» Given exercise
Reproduce exactly the run of lines from the one containing "Emit a Python" through the one containing "from matplotlib.ticker import MultipleLocator". Pictures do not belong in the copy.

(Records with drawing code)
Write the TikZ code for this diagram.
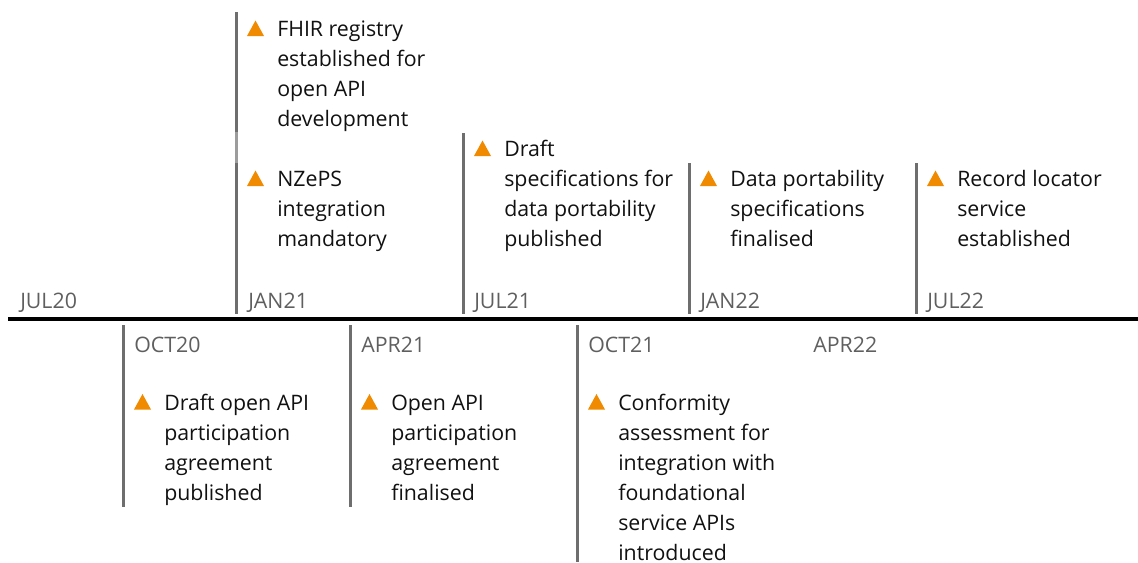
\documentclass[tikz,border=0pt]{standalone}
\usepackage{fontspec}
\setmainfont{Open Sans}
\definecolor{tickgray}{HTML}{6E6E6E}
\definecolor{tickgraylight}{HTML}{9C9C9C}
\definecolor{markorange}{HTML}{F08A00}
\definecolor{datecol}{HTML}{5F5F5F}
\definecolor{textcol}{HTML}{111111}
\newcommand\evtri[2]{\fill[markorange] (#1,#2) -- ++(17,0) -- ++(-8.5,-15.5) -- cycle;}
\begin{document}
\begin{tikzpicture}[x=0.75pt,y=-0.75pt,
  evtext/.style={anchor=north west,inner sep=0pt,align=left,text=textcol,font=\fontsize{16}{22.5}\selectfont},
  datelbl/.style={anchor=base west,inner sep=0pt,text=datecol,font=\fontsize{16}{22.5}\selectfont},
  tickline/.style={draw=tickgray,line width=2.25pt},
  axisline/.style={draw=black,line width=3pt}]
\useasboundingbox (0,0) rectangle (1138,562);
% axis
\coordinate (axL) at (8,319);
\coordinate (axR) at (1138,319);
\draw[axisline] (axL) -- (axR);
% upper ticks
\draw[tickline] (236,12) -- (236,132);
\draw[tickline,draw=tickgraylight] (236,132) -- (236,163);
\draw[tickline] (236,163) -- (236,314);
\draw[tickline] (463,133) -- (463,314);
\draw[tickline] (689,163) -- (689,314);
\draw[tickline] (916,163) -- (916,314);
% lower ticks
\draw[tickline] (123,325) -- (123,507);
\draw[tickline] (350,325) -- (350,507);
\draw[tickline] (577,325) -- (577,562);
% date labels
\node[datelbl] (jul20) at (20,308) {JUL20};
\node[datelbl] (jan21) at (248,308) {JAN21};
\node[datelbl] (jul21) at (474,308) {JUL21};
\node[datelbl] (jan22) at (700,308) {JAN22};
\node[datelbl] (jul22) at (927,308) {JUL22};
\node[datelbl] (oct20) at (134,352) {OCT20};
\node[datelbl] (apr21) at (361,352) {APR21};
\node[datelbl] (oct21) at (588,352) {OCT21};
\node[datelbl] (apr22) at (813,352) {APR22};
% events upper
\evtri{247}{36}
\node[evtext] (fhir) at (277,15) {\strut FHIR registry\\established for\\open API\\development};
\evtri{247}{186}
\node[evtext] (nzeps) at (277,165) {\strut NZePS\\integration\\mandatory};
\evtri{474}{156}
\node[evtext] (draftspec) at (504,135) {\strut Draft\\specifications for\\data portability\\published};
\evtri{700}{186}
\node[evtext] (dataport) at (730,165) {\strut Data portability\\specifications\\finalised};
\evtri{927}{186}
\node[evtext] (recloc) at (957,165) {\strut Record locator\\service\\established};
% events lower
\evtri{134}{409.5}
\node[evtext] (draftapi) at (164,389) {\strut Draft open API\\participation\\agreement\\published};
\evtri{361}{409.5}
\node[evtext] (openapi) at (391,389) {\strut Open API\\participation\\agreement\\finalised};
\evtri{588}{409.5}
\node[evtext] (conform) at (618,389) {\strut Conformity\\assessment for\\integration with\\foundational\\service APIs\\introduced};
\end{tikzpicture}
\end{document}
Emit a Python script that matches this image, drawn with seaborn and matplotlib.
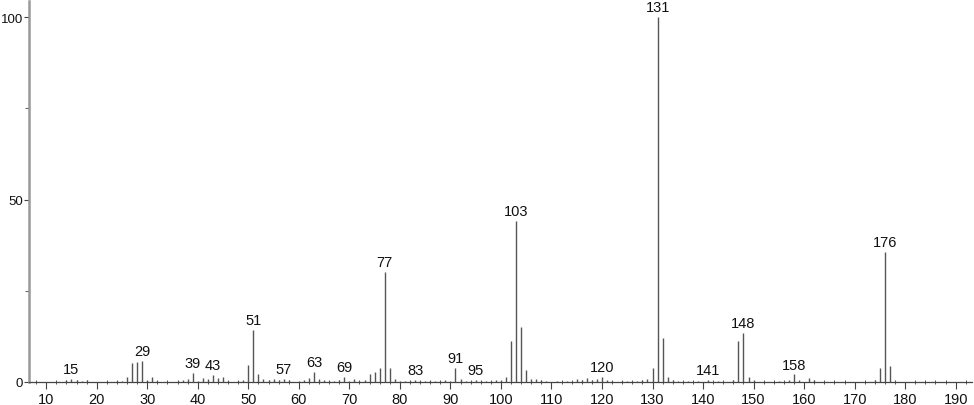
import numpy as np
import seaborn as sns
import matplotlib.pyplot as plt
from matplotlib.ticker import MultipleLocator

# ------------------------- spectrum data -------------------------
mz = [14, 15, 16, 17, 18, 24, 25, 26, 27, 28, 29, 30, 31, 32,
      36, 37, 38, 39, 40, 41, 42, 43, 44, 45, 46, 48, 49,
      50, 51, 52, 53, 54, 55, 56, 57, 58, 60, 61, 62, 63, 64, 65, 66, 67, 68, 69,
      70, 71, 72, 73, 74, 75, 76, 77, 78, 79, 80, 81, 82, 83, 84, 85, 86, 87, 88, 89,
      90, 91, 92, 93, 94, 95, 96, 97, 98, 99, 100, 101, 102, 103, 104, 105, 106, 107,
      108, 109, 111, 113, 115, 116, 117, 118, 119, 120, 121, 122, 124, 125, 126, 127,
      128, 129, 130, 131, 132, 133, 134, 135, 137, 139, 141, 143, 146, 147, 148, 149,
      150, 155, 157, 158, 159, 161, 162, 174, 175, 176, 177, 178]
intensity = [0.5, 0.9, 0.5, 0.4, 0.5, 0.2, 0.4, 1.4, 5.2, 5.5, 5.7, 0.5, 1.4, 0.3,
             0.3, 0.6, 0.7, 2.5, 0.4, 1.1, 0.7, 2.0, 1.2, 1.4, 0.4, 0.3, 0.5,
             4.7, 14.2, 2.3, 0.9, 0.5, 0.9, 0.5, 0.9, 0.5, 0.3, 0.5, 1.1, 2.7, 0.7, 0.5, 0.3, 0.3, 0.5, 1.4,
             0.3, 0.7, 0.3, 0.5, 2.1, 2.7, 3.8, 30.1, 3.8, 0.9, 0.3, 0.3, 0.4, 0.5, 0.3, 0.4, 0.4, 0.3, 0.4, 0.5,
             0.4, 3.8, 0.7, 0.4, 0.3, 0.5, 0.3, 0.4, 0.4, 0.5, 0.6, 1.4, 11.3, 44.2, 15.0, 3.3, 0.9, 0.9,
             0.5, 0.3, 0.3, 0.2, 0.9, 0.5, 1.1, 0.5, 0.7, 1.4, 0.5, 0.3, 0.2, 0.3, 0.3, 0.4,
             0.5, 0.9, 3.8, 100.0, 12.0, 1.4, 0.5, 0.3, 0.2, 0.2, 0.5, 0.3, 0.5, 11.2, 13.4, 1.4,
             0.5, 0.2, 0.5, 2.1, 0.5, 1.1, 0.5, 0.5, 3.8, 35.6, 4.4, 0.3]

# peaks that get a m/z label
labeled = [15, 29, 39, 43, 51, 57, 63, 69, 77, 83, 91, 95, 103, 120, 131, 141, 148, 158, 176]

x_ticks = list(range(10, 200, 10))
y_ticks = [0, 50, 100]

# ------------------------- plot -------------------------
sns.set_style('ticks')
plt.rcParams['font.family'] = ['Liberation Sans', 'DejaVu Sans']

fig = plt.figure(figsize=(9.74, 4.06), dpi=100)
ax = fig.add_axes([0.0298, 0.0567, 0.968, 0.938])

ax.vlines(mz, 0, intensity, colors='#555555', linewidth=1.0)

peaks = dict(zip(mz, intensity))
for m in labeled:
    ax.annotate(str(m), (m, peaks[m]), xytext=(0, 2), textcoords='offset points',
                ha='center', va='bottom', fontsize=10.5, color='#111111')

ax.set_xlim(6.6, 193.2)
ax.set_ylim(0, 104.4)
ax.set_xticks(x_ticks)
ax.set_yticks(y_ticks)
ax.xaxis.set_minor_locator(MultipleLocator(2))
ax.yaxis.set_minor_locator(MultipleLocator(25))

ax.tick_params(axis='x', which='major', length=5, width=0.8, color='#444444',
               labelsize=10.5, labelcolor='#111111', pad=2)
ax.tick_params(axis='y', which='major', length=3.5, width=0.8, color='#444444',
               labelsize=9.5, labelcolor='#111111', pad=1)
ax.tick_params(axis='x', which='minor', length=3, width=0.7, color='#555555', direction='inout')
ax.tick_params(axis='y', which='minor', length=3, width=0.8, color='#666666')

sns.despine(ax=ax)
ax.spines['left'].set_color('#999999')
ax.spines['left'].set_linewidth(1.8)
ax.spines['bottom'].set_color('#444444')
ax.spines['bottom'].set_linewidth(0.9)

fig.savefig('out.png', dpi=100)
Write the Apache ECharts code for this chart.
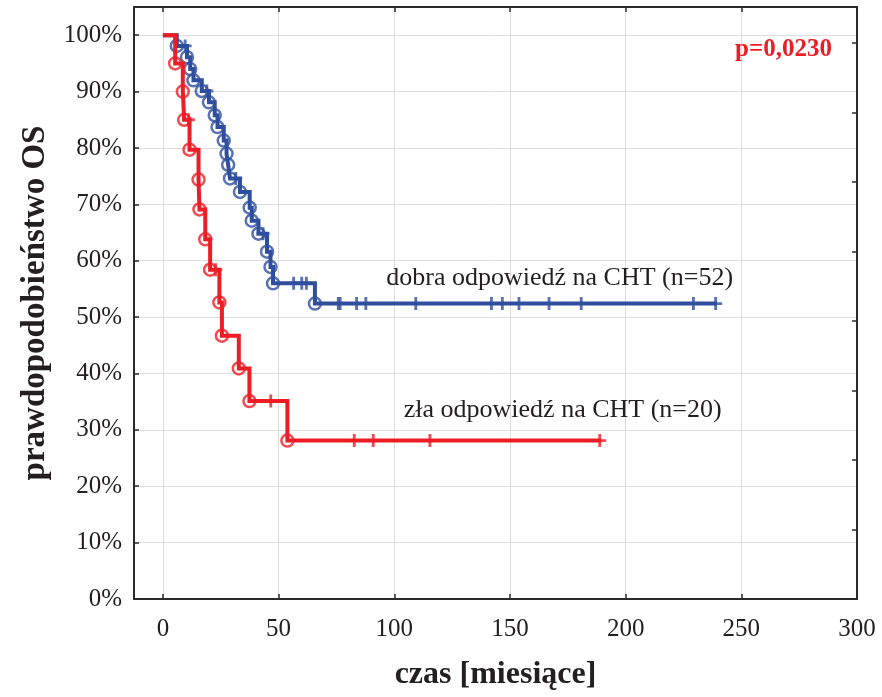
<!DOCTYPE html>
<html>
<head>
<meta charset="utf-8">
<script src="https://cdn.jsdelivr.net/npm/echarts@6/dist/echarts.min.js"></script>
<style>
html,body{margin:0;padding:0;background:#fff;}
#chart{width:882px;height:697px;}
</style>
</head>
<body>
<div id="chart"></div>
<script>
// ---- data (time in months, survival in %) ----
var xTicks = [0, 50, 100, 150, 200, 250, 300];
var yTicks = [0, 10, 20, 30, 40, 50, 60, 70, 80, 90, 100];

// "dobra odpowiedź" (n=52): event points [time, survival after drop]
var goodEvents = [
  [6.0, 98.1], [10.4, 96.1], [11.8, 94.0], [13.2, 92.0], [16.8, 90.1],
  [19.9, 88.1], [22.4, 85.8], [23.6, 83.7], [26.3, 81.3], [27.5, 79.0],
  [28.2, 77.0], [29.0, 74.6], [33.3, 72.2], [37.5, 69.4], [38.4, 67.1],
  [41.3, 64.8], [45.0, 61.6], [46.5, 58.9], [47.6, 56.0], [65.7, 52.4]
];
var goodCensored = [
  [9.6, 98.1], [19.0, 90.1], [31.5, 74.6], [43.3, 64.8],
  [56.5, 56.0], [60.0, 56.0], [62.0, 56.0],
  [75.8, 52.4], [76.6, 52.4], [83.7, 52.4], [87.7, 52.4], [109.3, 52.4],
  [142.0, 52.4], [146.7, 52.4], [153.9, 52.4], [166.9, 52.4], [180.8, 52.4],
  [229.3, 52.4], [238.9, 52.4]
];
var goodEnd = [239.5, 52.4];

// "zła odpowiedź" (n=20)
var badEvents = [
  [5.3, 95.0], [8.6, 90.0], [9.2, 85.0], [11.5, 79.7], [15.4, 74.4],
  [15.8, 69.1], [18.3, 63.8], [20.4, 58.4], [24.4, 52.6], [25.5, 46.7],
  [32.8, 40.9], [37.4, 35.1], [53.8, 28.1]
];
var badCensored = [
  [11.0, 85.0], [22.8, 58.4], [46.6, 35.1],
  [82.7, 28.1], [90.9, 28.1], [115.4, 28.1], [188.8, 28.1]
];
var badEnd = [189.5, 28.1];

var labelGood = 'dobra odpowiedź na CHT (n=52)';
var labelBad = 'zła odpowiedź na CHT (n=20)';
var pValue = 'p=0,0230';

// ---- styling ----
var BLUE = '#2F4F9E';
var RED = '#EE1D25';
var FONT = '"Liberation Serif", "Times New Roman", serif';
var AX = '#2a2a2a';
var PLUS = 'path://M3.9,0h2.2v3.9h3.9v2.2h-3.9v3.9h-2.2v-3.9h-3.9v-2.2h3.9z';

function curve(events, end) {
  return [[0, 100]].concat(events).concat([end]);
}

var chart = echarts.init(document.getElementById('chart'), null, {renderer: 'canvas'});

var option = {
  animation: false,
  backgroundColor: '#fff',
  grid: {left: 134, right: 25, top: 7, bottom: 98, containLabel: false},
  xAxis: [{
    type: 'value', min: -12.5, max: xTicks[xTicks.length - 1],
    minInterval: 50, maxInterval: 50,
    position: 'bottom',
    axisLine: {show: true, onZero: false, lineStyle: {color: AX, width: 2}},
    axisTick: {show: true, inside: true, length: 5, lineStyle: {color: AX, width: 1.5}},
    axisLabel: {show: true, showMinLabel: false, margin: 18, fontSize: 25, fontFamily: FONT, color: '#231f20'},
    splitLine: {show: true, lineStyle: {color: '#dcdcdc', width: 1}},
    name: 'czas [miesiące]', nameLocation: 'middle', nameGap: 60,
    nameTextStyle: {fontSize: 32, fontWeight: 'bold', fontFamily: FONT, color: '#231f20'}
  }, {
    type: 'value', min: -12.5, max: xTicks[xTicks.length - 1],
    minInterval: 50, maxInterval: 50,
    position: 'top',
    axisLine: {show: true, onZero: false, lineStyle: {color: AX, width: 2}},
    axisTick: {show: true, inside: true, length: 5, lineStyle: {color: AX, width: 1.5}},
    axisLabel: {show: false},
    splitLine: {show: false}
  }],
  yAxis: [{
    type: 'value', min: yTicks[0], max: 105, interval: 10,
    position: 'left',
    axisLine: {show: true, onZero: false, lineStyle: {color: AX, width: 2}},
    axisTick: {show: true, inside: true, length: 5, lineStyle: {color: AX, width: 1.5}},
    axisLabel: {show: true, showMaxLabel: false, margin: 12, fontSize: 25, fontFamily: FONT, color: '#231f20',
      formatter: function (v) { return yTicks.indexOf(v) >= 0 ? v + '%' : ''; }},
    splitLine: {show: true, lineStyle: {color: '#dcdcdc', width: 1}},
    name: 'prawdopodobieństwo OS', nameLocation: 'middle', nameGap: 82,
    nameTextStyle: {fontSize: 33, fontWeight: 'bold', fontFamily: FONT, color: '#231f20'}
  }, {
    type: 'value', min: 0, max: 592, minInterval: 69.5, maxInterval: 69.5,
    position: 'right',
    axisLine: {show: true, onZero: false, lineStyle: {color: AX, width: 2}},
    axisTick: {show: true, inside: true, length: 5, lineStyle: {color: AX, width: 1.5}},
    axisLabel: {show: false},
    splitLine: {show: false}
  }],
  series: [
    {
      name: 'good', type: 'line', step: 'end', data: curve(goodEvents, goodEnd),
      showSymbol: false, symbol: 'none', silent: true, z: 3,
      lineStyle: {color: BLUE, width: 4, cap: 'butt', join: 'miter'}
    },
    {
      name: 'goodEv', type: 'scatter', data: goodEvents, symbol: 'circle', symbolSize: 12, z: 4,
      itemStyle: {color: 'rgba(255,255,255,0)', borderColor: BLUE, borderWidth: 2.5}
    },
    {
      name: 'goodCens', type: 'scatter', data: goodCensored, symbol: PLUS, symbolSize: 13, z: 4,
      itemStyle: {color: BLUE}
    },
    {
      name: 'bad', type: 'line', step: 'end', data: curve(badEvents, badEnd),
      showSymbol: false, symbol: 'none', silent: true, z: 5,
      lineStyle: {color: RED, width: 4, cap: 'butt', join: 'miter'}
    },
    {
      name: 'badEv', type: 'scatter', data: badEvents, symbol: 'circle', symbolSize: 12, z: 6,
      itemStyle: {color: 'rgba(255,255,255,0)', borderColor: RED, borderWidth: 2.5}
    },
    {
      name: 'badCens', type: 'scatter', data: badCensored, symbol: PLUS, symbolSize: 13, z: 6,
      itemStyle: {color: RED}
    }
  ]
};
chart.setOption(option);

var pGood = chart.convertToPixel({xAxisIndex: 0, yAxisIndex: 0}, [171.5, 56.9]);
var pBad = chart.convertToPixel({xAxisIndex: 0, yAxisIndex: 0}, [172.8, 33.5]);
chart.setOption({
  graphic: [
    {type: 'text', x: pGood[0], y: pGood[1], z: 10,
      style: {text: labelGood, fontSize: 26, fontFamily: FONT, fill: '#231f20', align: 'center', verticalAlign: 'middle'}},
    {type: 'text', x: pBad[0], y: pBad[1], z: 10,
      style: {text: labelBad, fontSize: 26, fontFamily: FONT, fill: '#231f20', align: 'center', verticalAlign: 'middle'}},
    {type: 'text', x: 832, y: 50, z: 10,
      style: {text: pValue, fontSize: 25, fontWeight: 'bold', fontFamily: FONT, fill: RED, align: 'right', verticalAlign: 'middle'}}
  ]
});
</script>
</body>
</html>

» Solved problem
Emit a Python script that matches this image, drawn with seaborn and matplotlib.
import numpy as np
import seaborn as sns
import matplotlib.pyplot as plt
from matplotlib.ticker import MultipleLocator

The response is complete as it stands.